SUPPLIED RECORDS:
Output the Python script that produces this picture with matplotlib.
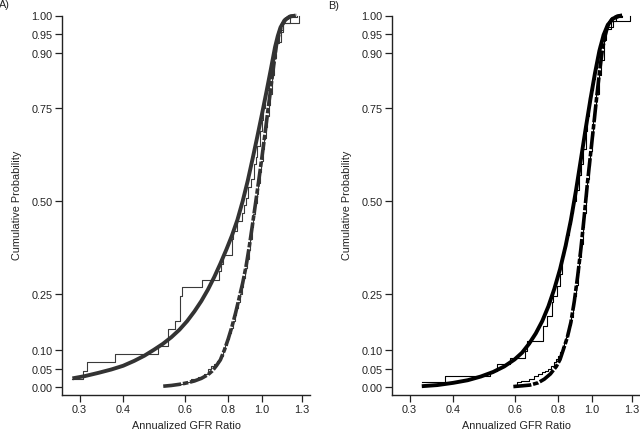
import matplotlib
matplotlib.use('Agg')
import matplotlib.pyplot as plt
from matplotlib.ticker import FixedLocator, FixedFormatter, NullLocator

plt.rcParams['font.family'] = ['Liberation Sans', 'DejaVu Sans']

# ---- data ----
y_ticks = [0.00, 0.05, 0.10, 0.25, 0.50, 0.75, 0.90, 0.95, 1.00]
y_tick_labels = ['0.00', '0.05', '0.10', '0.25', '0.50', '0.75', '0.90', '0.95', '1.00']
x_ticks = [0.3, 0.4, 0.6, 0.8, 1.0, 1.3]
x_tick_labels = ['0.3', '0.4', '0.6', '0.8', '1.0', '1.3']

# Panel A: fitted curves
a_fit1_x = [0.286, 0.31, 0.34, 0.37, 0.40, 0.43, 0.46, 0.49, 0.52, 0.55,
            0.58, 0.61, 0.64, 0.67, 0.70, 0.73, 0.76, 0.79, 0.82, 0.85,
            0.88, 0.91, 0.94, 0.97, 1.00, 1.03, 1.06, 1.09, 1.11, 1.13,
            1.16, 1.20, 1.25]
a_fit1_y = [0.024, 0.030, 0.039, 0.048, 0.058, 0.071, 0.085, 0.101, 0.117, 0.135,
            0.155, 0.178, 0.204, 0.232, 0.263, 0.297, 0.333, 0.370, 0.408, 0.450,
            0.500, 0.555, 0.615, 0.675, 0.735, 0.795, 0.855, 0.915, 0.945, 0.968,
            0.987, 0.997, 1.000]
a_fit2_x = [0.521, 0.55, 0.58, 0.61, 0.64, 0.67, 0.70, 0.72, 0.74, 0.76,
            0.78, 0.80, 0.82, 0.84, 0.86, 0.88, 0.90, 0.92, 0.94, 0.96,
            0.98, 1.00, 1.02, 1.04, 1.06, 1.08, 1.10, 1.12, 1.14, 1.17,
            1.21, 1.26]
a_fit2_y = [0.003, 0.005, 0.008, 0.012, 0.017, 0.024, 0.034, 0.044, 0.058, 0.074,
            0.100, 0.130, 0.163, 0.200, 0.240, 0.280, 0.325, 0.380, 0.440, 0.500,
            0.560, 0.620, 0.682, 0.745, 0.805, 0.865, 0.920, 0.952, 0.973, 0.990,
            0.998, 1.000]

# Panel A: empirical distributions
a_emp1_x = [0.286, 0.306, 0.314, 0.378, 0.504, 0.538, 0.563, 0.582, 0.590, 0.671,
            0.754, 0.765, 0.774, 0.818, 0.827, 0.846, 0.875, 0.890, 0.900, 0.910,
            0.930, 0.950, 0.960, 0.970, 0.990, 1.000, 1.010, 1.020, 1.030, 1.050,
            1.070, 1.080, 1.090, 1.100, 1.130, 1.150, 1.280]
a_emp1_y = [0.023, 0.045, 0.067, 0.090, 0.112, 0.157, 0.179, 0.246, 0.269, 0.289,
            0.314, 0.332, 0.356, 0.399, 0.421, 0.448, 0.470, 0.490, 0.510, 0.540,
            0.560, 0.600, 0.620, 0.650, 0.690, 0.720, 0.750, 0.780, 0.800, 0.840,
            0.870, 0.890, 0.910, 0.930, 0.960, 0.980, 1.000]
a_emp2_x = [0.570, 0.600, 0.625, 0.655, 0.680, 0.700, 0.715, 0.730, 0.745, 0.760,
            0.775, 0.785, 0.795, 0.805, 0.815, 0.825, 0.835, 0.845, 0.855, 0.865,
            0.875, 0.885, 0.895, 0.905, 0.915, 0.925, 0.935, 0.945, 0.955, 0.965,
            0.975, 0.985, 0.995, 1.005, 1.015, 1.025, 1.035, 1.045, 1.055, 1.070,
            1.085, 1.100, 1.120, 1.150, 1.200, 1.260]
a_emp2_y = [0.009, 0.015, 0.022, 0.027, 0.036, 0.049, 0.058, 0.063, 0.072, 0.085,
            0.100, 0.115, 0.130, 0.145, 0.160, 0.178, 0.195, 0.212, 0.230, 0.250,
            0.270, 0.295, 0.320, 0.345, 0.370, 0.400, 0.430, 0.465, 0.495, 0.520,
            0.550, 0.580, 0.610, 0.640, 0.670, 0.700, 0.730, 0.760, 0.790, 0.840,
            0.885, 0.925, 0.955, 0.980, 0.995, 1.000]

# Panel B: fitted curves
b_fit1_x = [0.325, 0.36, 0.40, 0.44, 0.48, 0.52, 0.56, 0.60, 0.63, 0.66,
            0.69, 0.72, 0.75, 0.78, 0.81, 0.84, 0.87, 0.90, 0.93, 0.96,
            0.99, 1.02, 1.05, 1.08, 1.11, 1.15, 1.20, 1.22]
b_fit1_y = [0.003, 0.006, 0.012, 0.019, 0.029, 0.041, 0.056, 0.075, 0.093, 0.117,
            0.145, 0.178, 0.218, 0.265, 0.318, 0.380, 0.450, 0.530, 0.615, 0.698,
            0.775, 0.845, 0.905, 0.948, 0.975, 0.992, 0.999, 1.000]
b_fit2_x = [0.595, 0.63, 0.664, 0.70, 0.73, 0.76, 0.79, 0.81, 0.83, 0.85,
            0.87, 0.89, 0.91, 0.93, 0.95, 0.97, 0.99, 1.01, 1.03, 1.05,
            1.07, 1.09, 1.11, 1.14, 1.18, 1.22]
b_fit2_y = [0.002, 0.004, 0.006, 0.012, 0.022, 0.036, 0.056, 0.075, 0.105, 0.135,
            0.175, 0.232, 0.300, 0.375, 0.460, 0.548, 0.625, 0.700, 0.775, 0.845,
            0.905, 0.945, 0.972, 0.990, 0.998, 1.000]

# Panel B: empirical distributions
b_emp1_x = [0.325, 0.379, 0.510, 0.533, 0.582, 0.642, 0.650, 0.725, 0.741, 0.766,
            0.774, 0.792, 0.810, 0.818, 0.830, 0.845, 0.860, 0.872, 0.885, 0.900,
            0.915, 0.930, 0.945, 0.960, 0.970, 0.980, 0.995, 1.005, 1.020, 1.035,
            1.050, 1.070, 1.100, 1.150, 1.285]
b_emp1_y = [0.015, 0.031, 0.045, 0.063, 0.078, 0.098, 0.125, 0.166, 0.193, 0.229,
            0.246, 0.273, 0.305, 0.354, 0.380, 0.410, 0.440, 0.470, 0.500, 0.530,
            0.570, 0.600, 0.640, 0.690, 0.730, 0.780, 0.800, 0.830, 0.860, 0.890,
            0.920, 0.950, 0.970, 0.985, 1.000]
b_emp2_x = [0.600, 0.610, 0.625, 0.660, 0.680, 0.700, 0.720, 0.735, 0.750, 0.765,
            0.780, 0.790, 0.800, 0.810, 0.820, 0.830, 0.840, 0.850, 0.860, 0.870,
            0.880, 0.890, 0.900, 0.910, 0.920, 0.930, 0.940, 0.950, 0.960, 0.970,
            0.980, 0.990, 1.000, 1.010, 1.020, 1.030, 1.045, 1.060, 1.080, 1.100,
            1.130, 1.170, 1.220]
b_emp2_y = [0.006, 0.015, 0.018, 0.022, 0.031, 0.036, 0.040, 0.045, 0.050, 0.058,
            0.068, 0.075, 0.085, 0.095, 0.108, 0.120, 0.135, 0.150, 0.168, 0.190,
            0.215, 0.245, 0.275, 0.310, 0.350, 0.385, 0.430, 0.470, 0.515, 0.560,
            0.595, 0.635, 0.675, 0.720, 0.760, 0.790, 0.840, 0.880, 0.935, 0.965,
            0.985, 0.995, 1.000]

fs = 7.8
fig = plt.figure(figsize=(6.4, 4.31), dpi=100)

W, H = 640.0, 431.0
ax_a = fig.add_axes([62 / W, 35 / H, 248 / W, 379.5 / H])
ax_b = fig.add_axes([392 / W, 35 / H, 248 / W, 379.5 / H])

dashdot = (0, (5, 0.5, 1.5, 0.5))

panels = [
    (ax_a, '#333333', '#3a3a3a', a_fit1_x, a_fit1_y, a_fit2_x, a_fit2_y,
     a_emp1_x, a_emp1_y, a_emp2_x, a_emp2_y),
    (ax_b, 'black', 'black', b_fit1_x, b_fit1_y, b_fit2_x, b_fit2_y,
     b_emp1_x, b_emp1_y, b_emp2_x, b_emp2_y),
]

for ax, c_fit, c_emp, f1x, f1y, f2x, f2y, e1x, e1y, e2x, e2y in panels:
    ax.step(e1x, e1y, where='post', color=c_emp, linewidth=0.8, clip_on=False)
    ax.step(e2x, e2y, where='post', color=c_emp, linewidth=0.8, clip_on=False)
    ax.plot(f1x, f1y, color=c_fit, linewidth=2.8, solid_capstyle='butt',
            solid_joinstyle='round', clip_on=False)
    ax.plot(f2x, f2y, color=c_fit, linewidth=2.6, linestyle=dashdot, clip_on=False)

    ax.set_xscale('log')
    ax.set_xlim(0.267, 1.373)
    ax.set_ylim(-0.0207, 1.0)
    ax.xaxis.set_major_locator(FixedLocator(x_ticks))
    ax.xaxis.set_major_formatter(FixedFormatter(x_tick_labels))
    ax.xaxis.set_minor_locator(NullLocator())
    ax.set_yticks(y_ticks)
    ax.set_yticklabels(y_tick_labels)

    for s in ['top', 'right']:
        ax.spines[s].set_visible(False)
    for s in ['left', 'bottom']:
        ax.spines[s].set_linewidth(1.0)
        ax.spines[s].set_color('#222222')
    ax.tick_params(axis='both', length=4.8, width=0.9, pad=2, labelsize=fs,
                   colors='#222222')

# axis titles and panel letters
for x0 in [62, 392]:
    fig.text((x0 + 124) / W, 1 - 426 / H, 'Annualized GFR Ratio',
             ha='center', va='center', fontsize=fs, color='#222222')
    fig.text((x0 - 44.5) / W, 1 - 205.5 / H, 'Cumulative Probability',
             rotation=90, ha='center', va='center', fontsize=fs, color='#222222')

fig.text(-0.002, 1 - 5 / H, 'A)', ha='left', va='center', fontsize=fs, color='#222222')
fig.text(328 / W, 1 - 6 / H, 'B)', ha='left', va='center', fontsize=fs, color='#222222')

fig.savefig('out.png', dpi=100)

--

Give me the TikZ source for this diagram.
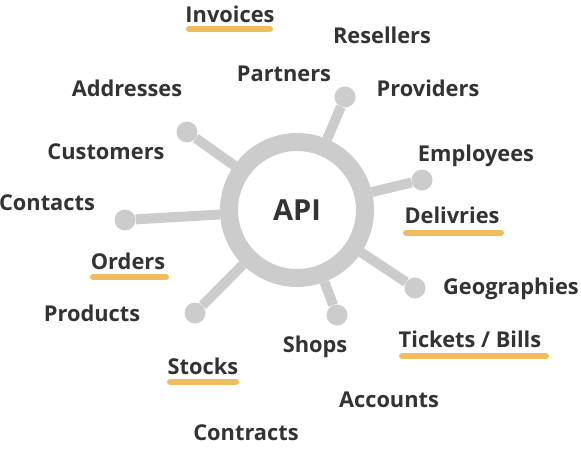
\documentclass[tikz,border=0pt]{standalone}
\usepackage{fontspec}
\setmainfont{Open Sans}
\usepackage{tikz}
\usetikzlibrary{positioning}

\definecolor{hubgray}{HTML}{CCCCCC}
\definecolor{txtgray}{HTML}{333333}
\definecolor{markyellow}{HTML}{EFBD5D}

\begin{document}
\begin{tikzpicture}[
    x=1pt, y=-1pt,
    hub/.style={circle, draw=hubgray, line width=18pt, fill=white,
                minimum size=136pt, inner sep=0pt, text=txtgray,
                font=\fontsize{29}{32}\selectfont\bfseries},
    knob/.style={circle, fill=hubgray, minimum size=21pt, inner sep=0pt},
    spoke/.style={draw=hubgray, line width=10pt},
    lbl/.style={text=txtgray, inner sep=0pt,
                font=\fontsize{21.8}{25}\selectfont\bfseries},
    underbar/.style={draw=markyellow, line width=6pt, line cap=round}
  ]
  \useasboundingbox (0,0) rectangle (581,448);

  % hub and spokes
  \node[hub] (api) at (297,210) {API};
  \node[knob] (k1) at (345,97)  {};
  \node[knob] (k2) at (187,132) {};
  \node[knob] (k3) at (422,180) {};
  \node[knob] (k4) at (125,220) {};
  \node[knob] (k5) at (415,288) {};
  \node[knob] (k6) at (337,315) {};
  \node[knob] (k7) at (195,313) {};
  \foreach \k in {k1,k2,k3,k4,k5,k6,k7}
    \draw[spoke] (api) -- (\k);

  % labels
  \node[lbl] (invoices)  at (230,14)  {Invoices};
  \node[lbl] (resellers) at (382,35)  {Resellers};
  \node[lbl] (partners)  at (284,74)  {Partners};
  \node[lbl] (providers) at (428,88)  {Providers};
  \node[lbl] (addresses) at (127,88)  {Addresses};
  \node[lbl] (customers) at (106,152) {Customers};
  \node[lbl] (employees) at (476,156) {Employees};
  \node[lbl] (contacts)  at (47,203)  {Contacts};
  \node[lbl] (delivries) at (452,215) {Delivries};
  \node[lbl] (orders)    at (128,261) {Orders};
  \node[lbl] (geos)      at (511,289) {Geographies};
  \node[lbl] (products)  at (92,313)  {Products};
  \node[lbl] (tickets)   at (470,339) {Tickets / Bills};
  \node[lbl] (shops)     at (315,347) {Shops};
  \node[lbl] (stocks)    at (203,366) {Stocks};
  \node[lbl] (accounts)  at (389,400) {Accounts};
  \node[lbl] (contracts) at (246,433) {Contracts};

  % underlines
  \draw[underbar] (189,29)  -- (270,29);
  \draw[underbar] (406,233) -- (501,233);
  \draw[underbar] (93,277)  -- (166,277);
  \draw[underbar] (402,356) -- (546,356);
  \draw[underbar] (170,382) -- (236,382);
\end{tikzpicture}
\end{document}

WORK REQUIRED:
Every line from the one containing "Give me the TikZ source for this diagram." through the one containing "(0,0) rectangle (581,448);" should be quoted exactly, and no other lines; keep pictures out of the copy.

COMPLETE OUTPUT:
Give me the TikZ source for this diagram.
\documentclass[tikz,border=0pt]{standalone}
\usepackage{fontspec}
\setmainfont{Open Sans}
\usepackage{tikz}
\usetikzlibrary{positioning}

\definecolor{hubgray}{HTML}{CCCCCC}
\definecolor{txtgray}{HTML}{333333}
\definecolor{markyellow}{HTML}{EFBD5D}

\begin{document}
\begin{tikzpicture}[
    x=1pt, y=-1pt,
    hub/.style={circle, draw=hubgray, line width=18pt, fill=white,
                minimum size=136pt, inner sep=0pt, text=txtgray,
                font=\fontsize{29}{32}\selectfont\bfseries},
    knob/.style={circle, fill=hubgray, minimum size=21pt, inner sep=0pt},
    spoke/.style={draw=hubgray, line width=10pt},
    lbl/.style={text=txtgray, inner sep=0pt,
                font=\fontsize{21.8}{25}\selectfont\bfseries},
    underbar/.style={draw=markyellow, line width=6pt, line cap=round}
  ]
  \useasboundingbox (0,0) rectangle (581,448);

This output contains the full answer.